Problem description
Reproduce the listing below exactly, beginning with its first line and ending with the line that holds "Chart.register(...registerables);"; pictures are not part of the copy.
====================
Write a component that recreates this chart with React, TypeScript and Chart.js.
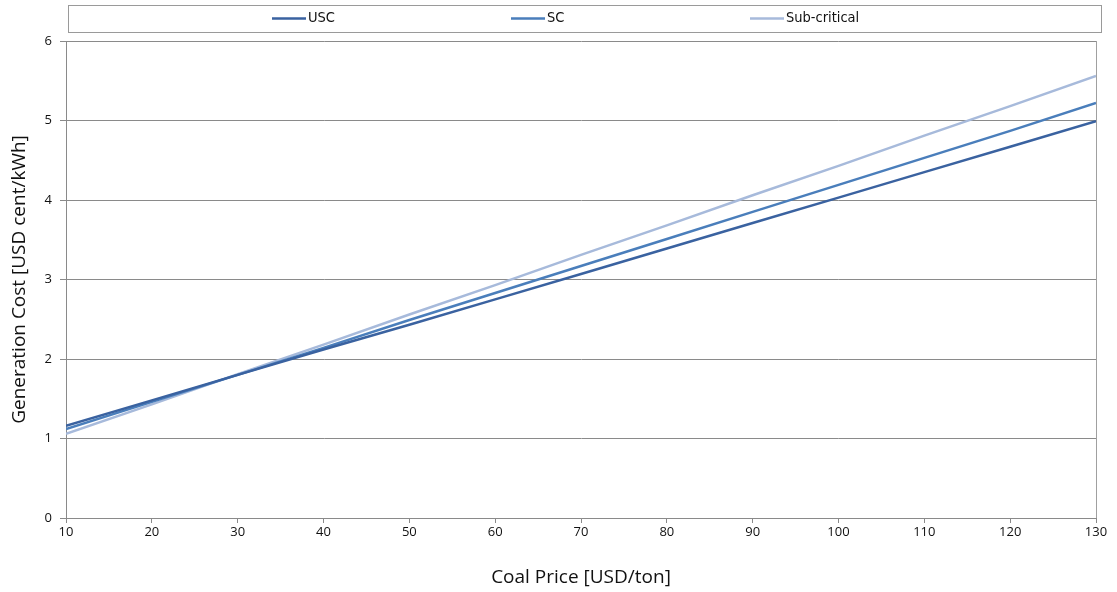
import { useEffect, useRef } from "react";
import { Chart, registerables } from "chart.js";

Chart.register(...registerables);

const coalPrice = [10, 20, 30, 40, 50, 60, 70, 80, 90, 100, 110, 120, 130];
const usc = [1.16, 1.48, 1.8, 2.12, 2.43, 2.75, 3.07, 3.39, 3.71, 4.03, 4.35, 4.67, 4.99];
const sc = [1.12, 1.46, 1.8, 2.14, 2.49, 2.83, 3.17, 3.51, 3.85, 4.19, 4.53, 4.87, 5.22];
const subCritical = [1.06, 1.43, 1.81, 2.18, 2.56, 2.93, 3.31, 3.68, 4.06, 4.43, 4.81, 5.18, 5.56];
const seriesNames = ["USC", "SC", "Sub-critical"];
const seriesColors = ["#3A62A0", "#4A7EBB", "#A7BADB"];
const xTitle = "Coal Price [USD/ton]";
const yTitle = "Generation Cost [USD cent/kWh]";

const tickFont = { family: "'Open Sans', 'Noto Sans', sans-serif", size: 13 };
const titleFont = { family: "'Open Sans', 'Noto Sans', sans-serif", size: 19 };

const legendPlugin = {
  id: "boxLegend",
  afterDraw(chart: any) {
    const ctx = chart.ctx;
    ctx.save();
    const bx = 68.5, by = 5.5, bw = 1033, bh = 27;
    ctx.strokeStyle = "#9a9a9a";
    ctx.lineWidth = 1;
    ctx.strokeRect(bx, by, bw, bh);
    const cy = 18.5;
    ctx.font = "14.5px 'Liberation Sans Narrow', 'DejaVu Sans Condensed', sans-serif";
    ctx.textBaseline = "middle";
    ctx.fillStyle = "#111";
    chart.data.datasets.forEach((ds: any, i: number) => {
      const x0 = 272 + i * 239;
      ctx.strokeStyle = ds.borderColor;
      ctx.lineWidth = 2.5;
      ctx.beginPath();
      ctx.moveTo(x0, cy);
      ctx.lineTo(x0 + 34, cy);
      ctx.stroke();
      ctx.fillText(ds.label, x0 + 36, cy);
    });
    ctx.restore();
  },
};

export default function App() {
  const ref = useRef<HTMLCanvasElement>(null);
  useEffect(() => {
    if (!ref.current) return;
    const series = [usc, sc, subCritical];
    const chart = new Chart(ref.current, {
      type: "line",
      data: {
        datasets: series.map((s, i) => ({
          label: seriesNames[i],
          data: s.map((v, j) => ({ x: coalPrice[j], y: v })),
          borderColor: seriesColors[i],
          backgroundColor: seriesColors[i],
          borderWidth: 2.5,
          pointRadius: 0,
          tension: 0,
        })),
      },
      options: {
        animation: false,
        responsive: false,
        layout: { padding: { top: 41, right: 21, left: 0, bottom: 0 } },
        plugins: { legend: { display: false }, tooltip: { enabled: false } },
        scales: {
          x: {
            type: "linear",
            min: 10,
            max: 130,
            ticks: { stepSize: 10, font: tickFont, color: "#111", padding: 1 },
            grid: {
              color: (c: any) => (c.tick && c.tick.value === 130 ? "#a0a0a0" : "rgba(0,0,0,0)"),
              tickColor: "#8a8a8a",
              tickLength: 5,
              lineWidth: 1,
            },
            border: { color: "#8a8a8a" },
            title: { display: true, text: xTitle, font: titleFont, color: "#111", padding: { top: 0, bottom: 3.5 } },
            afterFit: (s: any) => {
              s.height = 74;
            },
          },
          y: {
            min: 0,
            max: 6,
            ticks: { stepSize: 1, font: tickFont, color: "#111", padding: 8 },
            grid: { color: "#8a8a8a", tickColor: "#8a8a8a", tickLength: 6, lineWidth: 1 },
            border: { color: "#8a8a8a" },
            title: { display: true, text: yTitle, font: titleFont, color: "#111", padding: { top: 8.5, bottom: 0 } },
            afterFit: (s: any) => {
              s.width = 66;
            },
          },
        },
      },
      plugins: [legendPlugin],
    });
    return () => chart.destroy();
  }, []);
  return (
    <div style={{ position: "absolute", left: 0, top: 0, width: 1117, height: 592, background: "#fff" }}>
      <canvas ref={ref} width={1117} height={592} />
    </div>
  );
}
====================
Answer to this task
Write a component that recreates this chart with React, TypeScript and Chart.js.
import { useEffect, useRef } from "react";
import { Chart, registerables } from "chart.js";

Chart.register(...registerables);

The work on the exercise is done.